Le nombre de « je ne sais pas » peut aussi être affecté par le recours à un filtre, tel que « n’avez-vous pas eu l’occasion de réfléchir à ceci? » En général, les filtres accroissent le nombre absolu des réponses « je ne sais pas » en donnant une légitimité aux non réponses. Mais les filtres peuvent également influencer la répartition détaillée de l’opinion. Il est probable que les personnes exprimant une opinion alors qu’elles n’en n’ont pas vraiment le feront à partir des différentes options de réponses soumises et qu’elles l’auront fait au hasard. Le problème devient encore plus aigu parce que les indécis (ceux qui donnent des réponses différentes selon les types et le format des questions) sont difficiles à prévoir et il ne semble pas y avoir un trait unique qui les caractérise.

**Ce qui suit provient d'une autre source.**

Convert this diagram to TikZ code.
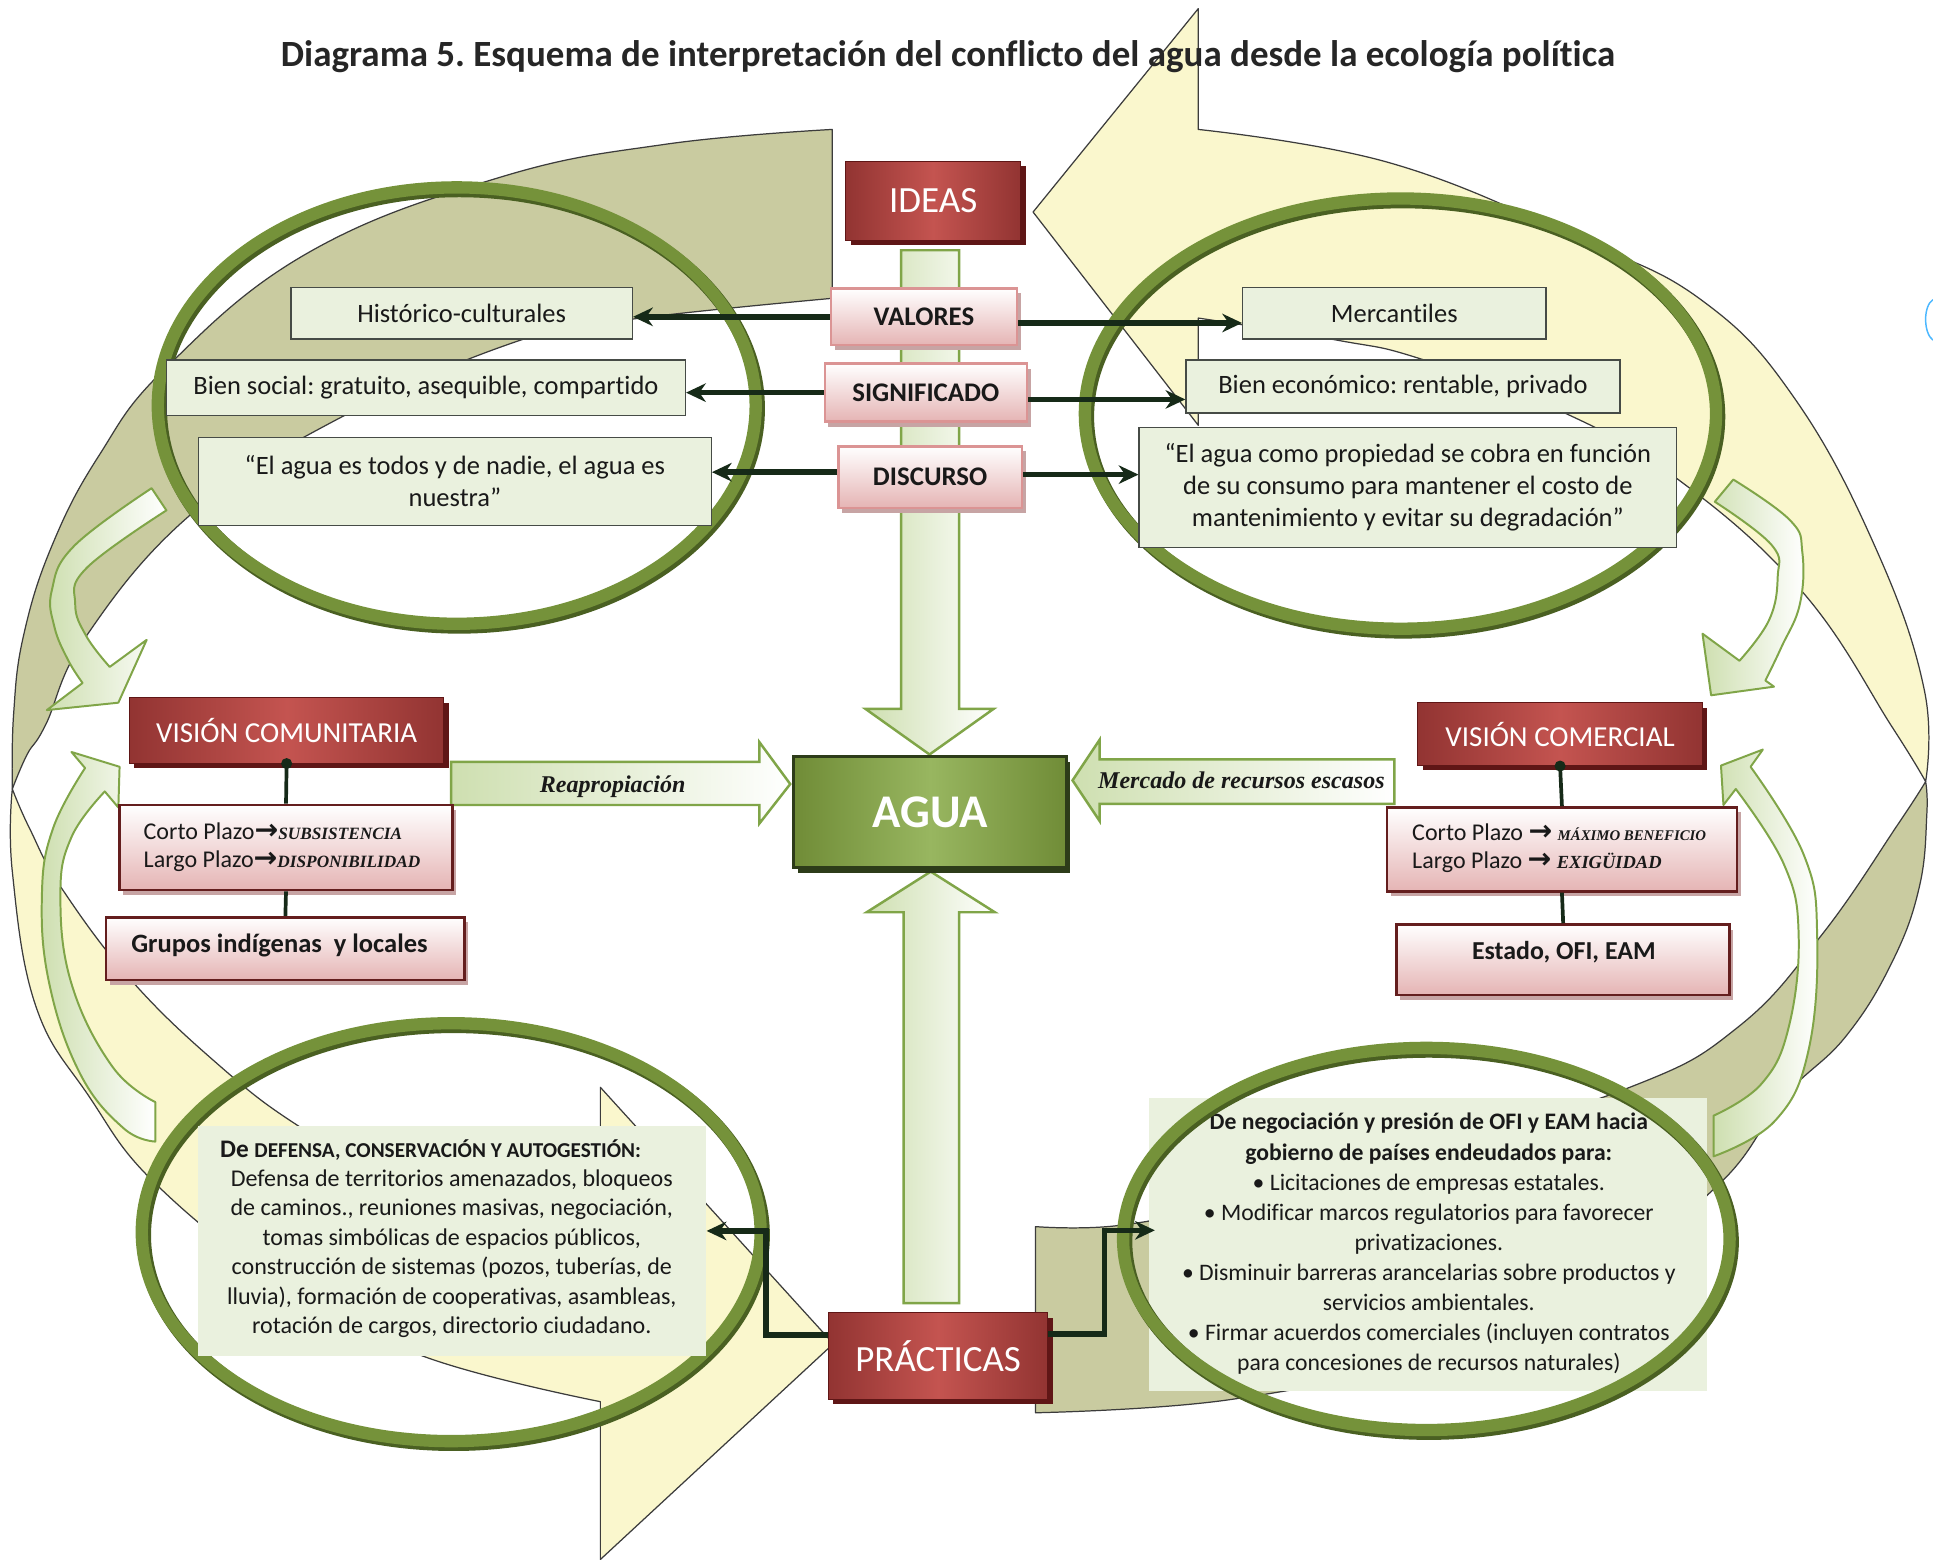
\documentclass[tikz,border=0pt]{standalone}
\usepackage{fontspec}
\setmainfont{Carlito}[Ligatures=NoCommon]
\newfontfamily\serifbi{Liberation Serif}
\newfontfamily\dejavu{DejaVu Sans}
\usetikzlibrary{arrows.meta,shadows,calc}
\frenchspacing

\definecolor{oliveband}{RGB}{201,203,160}
\definecolor{yelband}{RGB}{250,247,205}
\definecolor{bandline}{RGB}{60,60,60}
\definecolor{ringc}{RGB}{117,146,58}
\definecolor{ringd}{RGB}{74,96,34}
\definecolor{boxgreen}{RGB}{234,241,222}
\definecolor{boxline}{RGB}{70,75,70}
\definecolor{redD}{RGB}{146,52,50}
\definecolor{redL}{RGB}{196,84,80}
\definecolor{redS}{RGB}{95,22,22}
\definecolor{pinkB}{RGB}{229,180,180}
\definecolor{pinkLine}{RGB}{219,148,148}
\definecolor{darkLine}{RGB}{100,30,30}
\definecolor{connc}{RGB}{22,42,24}
\definecolor{arrFill}{RGB}{206,223,176}
\definecolor{arrLine}{RGB}{128,165,72}
\definecolor{aguaD}{RGB}{112,140,55}
\definecolor{aguaL}{RGB}{152,182,96}
\definecolor{aguaS}{RGB}{45,60,25}
\definecolor{txt}{RGB}{25,25,25}

\newcommand\myfs[2]{\fontsize{#1}{#2}\selectfont}
\newcommand\myarr{{\dejavu\bfseries\myfs{23}{23}→}}
\newcommand\sbi[1]{\serifbi\bfseries\itshape\myfs{#1}{23}}

\tikzset{
 bando/.style={fill=oliveband, draw=bandline, line width=1pt, line join=round},
 bandy/.style={fill=yelband, draw=bandline, line width=1pt, line join=round},
 smallarr/.style={left color=arrFill, right color=white, draw=arrLine, line width=1.6pt, line join=round},
 bigarr/.style={left color=arrFill, right color=white, draw=arrLine, line width=2pt, line join=miter},
 redbox/.style={rectangle, inner sep=0pt, left color=redD, right color=redD, middle color=redL, draw=redS, line width=0.8pt, text=white, drop shadow={shadow xshift=4pt, shadow yshift=-4pt, fill=redS, opacity=1}},
 pinkbox/.style={rectangle, inner sep=0pt, top color=white, bottom color=pinkB, draw=pinkLine, line width=2pt, text=txt, font=\bfseries\myfs{21.8}{24}, drop shadow={shadow xshift=3pt, shadow yshift=-4pt, fill=pinkB!70!gray, opacity=1}},
 pinkdark/.style={rectangle, inner sep=0pt, top color=white, bottom color=pinkB, draw=darkLine, line width=2.2pt, text=txt, drop shadow={shadow xshift=3pt, shadow yshift=-4pt, fill=pinkB!70!gray, opacity=1}},
 gbox/.style={rectangle, inner sep=0pt, fill=boxgreen, draw=boxline, line width=1pt, text=txt, font=\myfs{21.5}{26}, align=center},
 myconn/.style={draw=connc, line width=4.5pt, -{Stealth[length=16pt,width=15pt]}},
 stem/.style={draw=connc, line width=3pt},
 ringsh/.style={draw=ringd, line width=11pt},
 ringmain/.style={draw=ringc, line width=10pt},
}

\begin{document}
\begin{tikzpicture}[x=1pt,y=-1pt]
\useasboundingbox (0,0) rectangle (1568,1265);
\fill[white] (0,0) rectangle (1568,1265);

% ---- big circular band arrows ----
\path[bandy] (10,640) -- plot[smooth,tension=0.7] coordinates {(10,640) (10,707) (29,816) (72,889) (127,961) (230,1042) (343,1100) (487,1137)} -- (487,1265) -- (676,1090) -- (487,882) -- (487,1005) -- plot[smooth,tension=0.7] coordinates {(487,1005) (400,985) (300,945) (240,912) (181,867) (109,798) (51,722) (24,672) (10,640)} -- cycle;
\path[bando] (675,242) -- (675,105) -- plot[smooth,tension=0.7] coordinates {(675,105) (540,117) (405,144) (250,205) (135,298) (80,370) (42,443) (19,516) (11,580) (10,640)} -- plot[smooth,tension=0.7] coordinates {(10,640) (22,612) (37,588) (70,516) (154,418) (270,342) (419,277) (512,259) (675,242)} -- cycle;
\path[bandy] (972,105) -- (972,7) -- (838,172) -- (972,345) -- (972,258) -- plot[smooth,tension=0.7] coordinates {(972,258) (1085,276) (1152,291) (1265,333) (1360,388) (1462,480) (1535,590) (1562,634)} -- plot[smooth,tension=0.7] coordinates {(1562,634) (1561,560) (1523,448) (1457,325) (1381,244) (1279,193) (1127,132) (972,105)} -- cycle;
\path[bando] (840,995) -- (840,1146) -- plot[smooth,tension=0.7] coordinates {(840,1146) (1000,1135) (1150,1100) (1300,1030) (1395,960) (1447,890) (1497,841) (1535,780) (1557,719) (1563,660) (1562,634)} -- plot[smooth,tension=0.7] coordinates {(1562,634) (1540,668) (1478,758) (1410,833) (1322,882) (1150,935) (1000,975) (908,994) (840,995)} -- cycle;

% ---- small curved arrows ----
\path[smallarr] (135,414) -- (123,396) -- plot[smooth,tension=0.7] coordinates {(123,396) (60,443) (42,479) (44,508) (55,535) (67,554)} -- (38,576) -- (96,570) -- (119,519) -- (89,541) -- plot[smooth,tension=0.7] coordinates {(89,541) (70,516) (61,490) (70,461) (135,414)} -- cycle;
\path[smallarr] (1391,407) -- (1406,389) -- plot[smooth,tension=0.7] coordinates {(1406,389) (1452,422) (1462,448) (1460,490) (1445,525) (1432,552)} -- (1439,557) -- (1388,564) -- (1381,514) -- (1411,536) -- plot[smooth,tension=0.7] coordinates {(1411,536) (1435,503) (1442,468) (1437,442) (1391,407)} -- cycle;
\path[smallarr] (126,894) -- (126,926) -- plot[smooth,tension=0.7] coordinates {(126,926) (100,915) (65,871) (40,798) (34,726) (43,672) (69,623)} -- (58,610) -- (97,622) -- (96,655) -- (85,642) -- plot[smooth,tension=0.7] coordinates {(85,642) (58,679) (49,726) (58,798) (91,865) (126,894)} -- cycle;
\path[smallarr] (1390,905) -- (1390,938) -- plot[smooth,tension=0.7] coordinates {(1390,938) (1440,909) (1467,852) (1474,758) (1463,693) (1420,622)} -- (1430,608) -- (1396,621) -- (1398,653) -- (1408,640) -- plot[smooth,tension=0.7] coordinates {(1408,640) (1447,701) (1459,758) (1451,833) (1429,879) (1390,905)} -- cycle;

% ---- big straight arrows ----
\path[bigarr] (731,203) -- (778,203) -- (778,575) -- (806,575) -- (754,612) -- (702,575) -- (731,575) -- cycle;
\path[bigarr] (733,1057) -- (778,1057) -- (778,740) -- (807,740) -- (755,707) -- (703,740) -- (733,740) -- cycle;
\path[bigarr] (366,618) -- (616,618) -- (616,602) -- (641,636) -- (616,668) -- (616,653) -- (366,653) -- cycle;
\node[font=\serifbi\bfseries\itshape\myfs{19.5}{22}, text=txt] (reap) at (497,638) {Reapropiación};
\path[bigarr] (1131,616) -- (892,616) -- (892,600) -- (870,633) -- (892,666) -- (892,652) -- (1131,652) -- cycle;
\node[font=\serifbi\bfseries\itshape\myfs{19.5}{22}, text=txt] (merca) at (1007,633) {Mercado de recursos escasos};

% ---- rings (top, bottom-left) ----
\draw[ringsh] (372.5,331.5) ellipse [x radius=242.5pt, y radius=177pt];
\draw[ringmain] (370.5,329) ellipse [x radius=242.5pt, y radius=177pt];
\draw[ringsh] (1138,338) ellipse [x radius=256pt, y radius=174.5pt];
\draw[ringmain] (1136,335.5) ellipse [x radius=256pt, y radius=174.5pt];
\draw[ringsh] (368,1002) ellipse [x radius=251pt, y radius=169.5pt];
\draw[ringmain] (366,999.5) ellipse [x radius=251pt, y radius=169.5pt];

% ---- green text boxes ----
\node[gbox, minimum width=277pt, minimum height=42pt] (hist) at (374.5,254) {Histórico-culturales};
\node[gbox, minimum width=421pt, minimum height=45pt] (bsoc) at (345.5,314.5) {Bien social: gratuito, asequible, compartido};
\node[gbox, minimum width=416pt, minimum height=71pt] (dizq) at (369,390.5) {“El agua es todos y de nadie, el agua es\\nuestra”};
\node[gbox, minimum width=246pt, minimum height=42pt] (merc) at (1131,254) {Mercantiles};
\node[gbox, minimum width=352pt, minimum height=43pt] (beco) at (1138,313.5) {Bien económico: rentable, privado};
\node[gbox, minimum width=436pt, minimum height=97pt] (dder) at (1142,395.5) {“El agua como propiedad se cobra en función\\de su consumo para mantener el costo de\\mantenimiento y evitar su degradación”};

% bottom-left practice box
\node[rectangle, fill=boxgreen, minimum width=412pt, minimum height=187pt, inner sep=0pt] (bl) at (367,1006.5) {};
\node[anchor=west, font=\bfseries\myfs{20.5}{24}, text=txt] (blhead) at (175,933) {De {\myfs{17.2}{24}DEFENSA, CONSERVACIÓN Y AUTOGESTIÓN:}};
\node[align=center, font=\myfs{19.5}{24}, text=txt] (blbody) at (366.5,1017) {Defensa de territorios amenazados, bloqueos\\de caminos., reuniones masivas, negociación,\\tomas simbólicas de espacios públicos,\\construcción de sistemas (pozos, tuberías, de\\lluvia), formación de cooperativas, asambleas,\\rotación de cargos, directorio ciudadano.};

% bottom-right practice box and ring over it
\node[rectangle, fill=boxgreen, minimum width=453pt, minimum height=237pt, inner sep=0pt] (br) at (1158.5,1009.5) {};
\node[align=center, font=\myfs{19.2}{24.4}, text=txt] (brtxt) at (1159,1009) {{\bfseries De negociación y presión de OFI y EAM hacia}\\{\bfseries gobierno de países endeudados para:}\\• Licitaciones de empresas estatales.\\• Modificar marcos regulatorios para favorecer\\privatizaciones.\\• Disminuir barreras arancelarias sobre productos y\\servicios ambientales.\\• Firmar acuerdos comerciales (incluyen contratos\\para concesiones de recursos naturales)};
\draw[ringsh] (1159,1007.5) ellipse [x radius=246pt, y radius=155pt];
\draw[ringmain] (1157,1005) ellipse [x radius=246pt, y radius=155pt];

% ---- IDEAS and pink boxes ----
\node[redbox, minimum width=142pt, minimum height=64pt, font=\myfs{30}{32}] (ideas) at (757,163) {IDEAS};
\node[pinkbox, minimum width=151pt, minimum height=46pt] (val) at (749.5,257) {VALORES};
\node[pinkbox, minimum width=164pt, minimum height=47pt] (sig) at (751,318.5) {SIGNIFICADO};
\node[pinkbox, minimum width=149pt, minimum height=50pt] (disc) at (754.5,387) {DISCURSO};

\draw[myconn] (val.west) -- (val.west -| hist.east);
\draw[myconn] ([yshift=-5pt]val.east) -- ([yshift=-5pt]val.east -| merc.west);
\draw[myconn] (sig.west) -- (sig.west -| bsoc.east);
\draw[myconn] ([yshift=-5.5pt]sig.east) -- ([yshift=-5.5pt]sig.east -| beco.west);
\draw[myconn] ([yshift=4pt]disc.west) -- ([yshift=4pt]disc.west -| dizq.east);
\draw[myconn] ([yshift=2pt]disc.east) -- ([yshift=2pt]disc.east -| dder.west);

% ---- left vision ----
\node[redbox, minimum width=255pt, minimum height=53pt, font=\myfs{23.5}{26}] (vcom) at (232.5,592.5) {VISIÓN COMUNITARIA};
\node[pinkdark, minimum width=270pt, minimum height=69pt] (cpl) at (232,687.5) {};
\node[anchor=west, align=left, font=\myfs{19.5}{23}, text=txt] (cpltxt) at (113,687) {Corto Plazo\myarr{\sbi{14}SUBSISTENCIA}\\Largo Plazo\myarr{\sbi{14}DISPONIBILIDAD}};
\node[pinkdark, minimum width=291pt, minimum height=51pt] (grup) at (231.5,769.5) {};
\node[anchor=west, font=\bfseries\myfs{21.5}{24}, text=txt] (gruptxt) at (103,767) {Grupos indígenas\ \ y locales};
\draw[stem] (vcom.south) -- (cpl.north);
\fill[connc] (vcom.south) circle (4.5pt);
\draw[stem] (cpl.south) -- (grup.north);

% ---- right vision ----
\node[redbox, minimum width=231pt, minimum height=51pt, font=\myfs{23.5}{26}] (vcomer) at (1265.5,595.5) {VISIÓN COMERCIAL};
\node[pinkdark, minimum width=284pt, minimum height=68pt] (cpr) at (1267,689) {};
\node[anchor=west, align=left, font=\myfs{19.5}{23}, text=txt] (cprtxt) at (1142,688) {Corto Plazo \myarr\ {\sbi{12}MÁXIMO BENEFICIO}\\Largo Plazo \myarr\ {\sbi{15}EXIGÜIDAD}};
\node[pinkdark, minimum width=270pt, minimum height=57pt] (estado) at (1268,778.5) {};
\node[font=\bfseries\myfs{21}{24}, text=txt] (estadotxt) at (1268.5,772) {Estado, OFI, EAM};
\draw[stem] (vcomer.south) -- (cpr.north);
\fill[connc] (vcomer.south) circle (4.5pt);
\draw[stem] (cpr.south) -- (estado.north);

% ---- AGUA and PRACTICAS ----
\node[rectangle, inner sep=0pt, minimum width=221pt, minimum height=90pt, left color=aguaD, right color=aguaD, middle color=aguaL, draw=aguaS, line width=2.5pt, text=white, font=\bfseries\myfs{38}{40}, drop shadow={shadow xshift=3pt, shadow yshift=-4pt, fill=aguaS, opacity=1}] (agua) at (754.5,659) {AGUA};
\node[redbox, minimum width=178pt, minimum height=70pt, font=\myfs{30}{32}] (prac) at (761,1100) {PRÁCTICAS};

\draw[myconn] ([yshift=17pt]prac.west) -| ([xshift=48pt,yshift=8pt]bl.east) -- ([yshift=8pt]bl.east);
\draw[myconn] ([yshift=18pt]prac.east) -| ([xshift=-36pt,yshift=11.5pt]br.west) -- ([xshift=5pt,yshift=11.5pt]br.west);

% small blue mark at right edge
\draw[blue!40!cyan!70, line width=1.2pt] (1568,243) .. controls (1560,248) and (1560,270) .. (1568,276);

% ---- title ----
\node[font=\bfseries\myfs{30}{34}, text=black!85] (title) at (769,46) {Diagrama 5. Esquema de interpretación del conflicto del agua desde la ecología política};
\end{tikzpicture}
\end{document}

Toutes les difficultés qui pourraient survenir et qui sont passées en revue dans cette section existent en raison de la façon dont les être humains réfléchissent. La manière dont les humains traitent l’information est grandement influencée par la façon dont cette information leur est présentée. Ceci est tout aussi vrai dans le cas d’un sondage. Les gens ne font pas une recherche exhaustive dans leur mémoire à long terme pour trouver des exemples représentatifs d’une opinion ou d’une attitude. Plutôt, ils recherchent l’information la plus accessible issue soit de l’histoire récente, soit du contexte afférent au questionnaire et à l’entrevue.
Il n’y a pas de réponse simple. Le sens d’une question est toujours tributaire en partie de sa position dans le questionnaire. La réflexion que nous faisons au sujet de nos réponses est toujours tributaire en partie des options qui nous sont offertes et de la façon dont elles nous sont présentées.
Outre quelques règles pratiques bien établies, il ne semble pas y avoir de solutions évidentes à plusieurs problèmes associés à la formulation. Certes, il faut chercher à éviter les questions « polluantes »; mais les questions « propres », dépouillées de tout contexte, peuvent s’avérer irréalistes et non pertinentes. Souvent, les mots à la mode et les associations à deux niveaux permettront de donner aux questions d’un sondage un certain réalisme d’un point de vue politique.